Now, as an adult I’ll be forever thankful that I was blessed with a passion for fishing. One of the girls who lived next door used to make fun of me and continued doing so well into my adulthood. I never said much about it, but I laughed and joked back and forth because it was all in good fun. However, deep inside, I knew how much strength I had gained back then. I would eventually need that strength to get through one of the toughest times of my life. I was able to go back there and center my mind. I was able to understand that I couldn’t control that particular part of my life. I didn’t have a choice, so I sat back and took it on the chin. Since I had always been able to find even tiny pieces of positive things, I quickly realized that in the end of the struggling I would be stronger and calmer at the center. I would also have a new chance at happiness.

I’ve always known that happiness doesn’t come through other people. I never got lost in that, as some people do when their lives take unexpected turns. I remembered that I was and always would be responsible for my own happiness. I’ve seen friends find happiness in others when they didn’t have anyplace to go. Inside I knew that the outcome wouldn’t be good. In order to be truly happy you have to be happy with yourself first and foremost.  If you can’t address that and be comfortable with it you will ultimately be let down. I’ve seen some people bounce from one person to the next while never settling down and accepting that being alone is ok. The alone time is when you find out what you really need to be happy. You examine it objectively and try to pave your own path for the future.

I’m at a point right now where I can say that I’m not exactly happy with everything, but I am happy with myself. I would like many things to be different, but I’m not going to change myself or my actions just to search for something that I feel I need to manufacture. My life has taken many turns that I never expected, but I don’t let these things get me down. Over the course of my life I will never close myself off from learning and trying to better myself in a mental aspect.

There are many things that I’ve been searching for, but I haven’t located them yet. Yes, it has been very depressing at times. However, the journey has also been fun. I’ve met many new people in all aspects of life. I’ve learned more about myself through my interaction with these people. Most importantly I have learned what brings out the very best in me. I don’t think I can actually describe what it is, but I now have a much better idea about it. This was something I never even thought about until I saw it happen. The feeling was so new to me that I couldn’t even relate to where it was coming from. It was almost like I was standing outside of my body and looking at the soul of someone that I had never known. It was an unbelievable feeling and I hope to one day experiece this on a regular basis, rather than in passing.

I’m really not sure if I’ll ever find what everyone else terms as “happiness”, but I’ll do my best to find the things that bring me the most joy. If I ever find what I’m looking for I will make sure to grab hold and hang on for dear life. I’ve seen too many times where people have what they’ve been looking for right in front of them, but they’re too afraid to run with it. Many people are too afraid to be happy when a chance presents itself. I think this happens because the person doesn’t trust what their soul is telling them. They’re not at peace with their past or their future, so they sabotage the best things that are often right there in their lap. They alienate people and end up alone because they won’t let others in to help them along the way. There’s a fine line though, because as I said earlier, many people solely rely on another to bring them happiness 100% of the time, which just isn’t possible.

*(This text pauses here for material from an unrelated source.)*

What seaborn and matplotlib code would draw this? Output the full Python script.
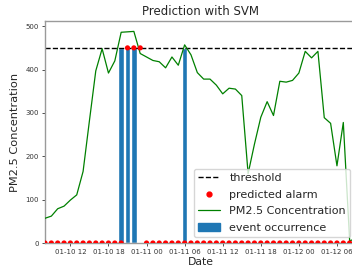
import numpy as np
import pandas as pd
import seaborn as sns
import matplotlib
matplotlib.use("Agg")
import matplotlib.pyplot as plt
import matplotlib.dates as mdates
from matplotlib.lines import Line2D
from matplotlib.patches import Patch

sns.set_style("ticks")

# hourly readings, 01-10 08:00 -> 01-12 09:00
times = pd.date_range("2018-01-10 08:00", periods=50, freq="h")
pm25 = [57, 62, 79, 85, 99, 111, 165, 282, 397, 448,
        392, 420, 486, 487, 488, 437, 429, 421, 418, 404,
        429, 410, 457, 434, 393, 378, 378, 364, 344, 357,
        355, 340, 160, 228, 290, 326, 294, 373, 371, 375,
        392, 442, 427, 442, 289, 276, 178, 278, 5, 10]
alarm_hours = [21, 22, 23]          # hours since 01-10 00:00
event_hours = [20, 21, 22, 30]
threshold = 450

df = pd.DataFrame({"time": times, "pm25": pm25})
hrs = (df.time - pd.Timestamp("2018-01-10")).dt.total_seconds() / 3600
df["alarm"] = np.where(hrs.isin(alarm_hours), threshold, 0)
df["event"] = np.where(hrs.isin(event_hours), threshold, 0)

fig = plt.figure(figsize=(3.52, 2.68), dpi=100)
ax = fig.add_axes([45/352, 25/268, 311/352, 222/268])

ev = df[df.event > 0]
ax.bar(ev.time, ev.event, width=0.035, color="#1f77b4", zorder=1)
ax.axhline(threshold, color="black", ls="--", lw=1.0, zorder=2)
sns.lineplot(data=df, x="time", y="pm25", color="green", lw=0.9, ax=ax, zorder=3)
sns.scatterplot(data=df, x="time", y="alarm", color="red", s=14, edgecolor="none",
                ax=ax, zorder=4)

ax.set_xlim(df.time.iloc[0], df.time.iloc[-1])
ax.set_ylim(0, 512)
ax.xaxis.set_major_locator(mdates.HourLocator(byhour=[0, 6, 12, 18]))
ax.xaxis.set_major_formatter(mdates.DateFormatter("%m-%d %H"))
ax.tick_params(labelsize=5, length=2.5, width=0.6, pad=2, colors="#333333")
for s in ax.spines.values():
    s.set_color("#9a9a9a")
    s.set_linewidth(1.0)

ax.set_title("Prediction with SVM", fontsize=8.5, pad=4)
ax.set_xlabel("Date", fontsize=7.8, labelpad=1)
ax.set_ylabel("PM2.5 Concentration", fontsize=8.2, labelpad=4)

handles = [Line2D([], [], color="black", ls="--", lw=1.0),
           Line2D([], [], color="red", marker="o", ls="none", ms=3.5),
           Line2D([], [], color="green", lw=0.9),
           Patch(color="#1f77b4")]
labels = ["threshold", "predicted alarm", "PM2.5 Concentration", "event occurrence"]
ax.legend(handles, labels, loc="lower right", fontsize=8, framealpha=0.8,
          handlelength=2, labelspacing=0.6, borderpad=0.4)

fig.savefig("out.png", dpi=100)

In your search for happiness learn to love yourself first and stop blaming others for your problems. We must remember that we are eventually responsible for all of our own actions. Treat people as you want to be treated and listen to others when they speak. Don’t just listen, you must also show interest. Help others find happiness by showing them a better way. Try to welcome people into your life, rather than run in fear. No matter what happens we all learn from our experiences. We will screw up from time to time, but we will also succeed. Some of the greatest things are passed on because we don’t trust ourselves enough to let people inside to see the real us. Be confident that the real you is more than anyone would ever want and don’t be afraid to lay it all on the table. You’ll be better for it in the end and the growth will be a vital part to the success in all of your relationships. I wish you all luck in finding happiness this spring. With spring comes new growth and opportunity. Don’t pass up a diamond because you were too busy collecting stones.